Your books, stories and articles are translated into English by Allan Barr. What is the relationship between author and translator? What are the benefits of a continuing collaboration?

Allan Barr is a professor of classical Chinese literature. When he first visited me in Beijing over 10 years ago and told me he was interested in translating my work, I was very intrigued, wondering how a specialist in pre-modern Chinese literature would translate work by a contemporary author like me. He gave me copies of some articles he’d written in Chinese, and I was very impressed by their fluent and graceful language. At first I thought a Chinese friend of his must have helped polish the articles, but over time I’ve come to truly appreciate how good his Chinese is and how sensitive he is to language. Our collaboration over the past 10 years or more has been a delightful experience, and it will carry on into the future. Our close, sustained cooperation has enabled us to understand each other very well and interact in a very relaxed way.

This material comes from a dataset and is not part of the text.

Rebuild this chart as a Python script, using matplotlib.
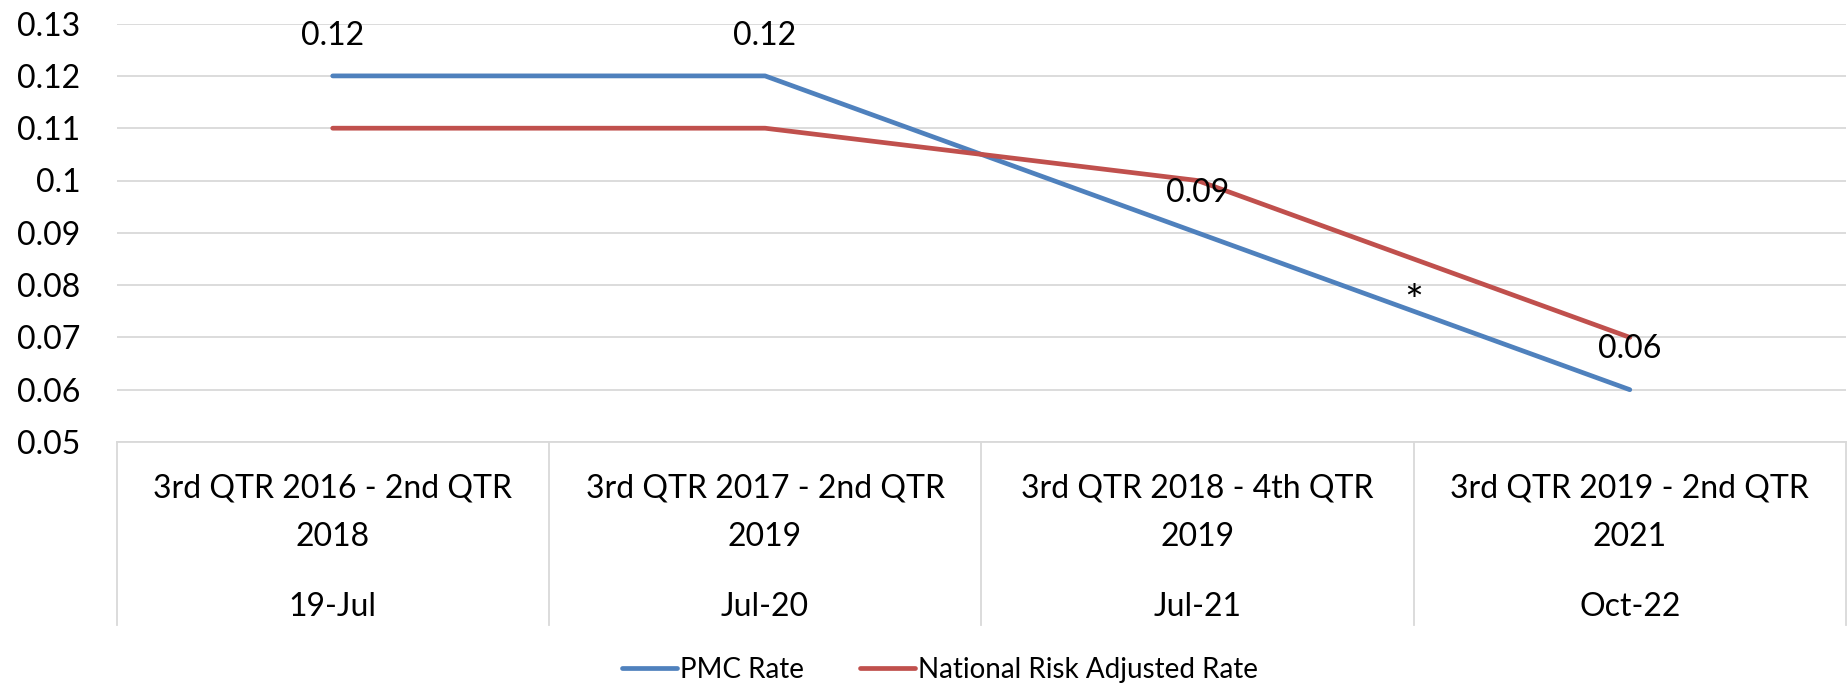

Why do you write? What is your proudest achievement as a writer?

Writing allows me to walk two different paths in life, one real and one imaginary. The most marvelous thing is that as real life becomes more confining the imaginary life grows all the richer, and therein lies my motive for being a writer. As a Chinese writer, I’m aware that fiction is never going to be able to change social realities, but fiction can change a reader’s view of social realities, and for me that’s a source of pride.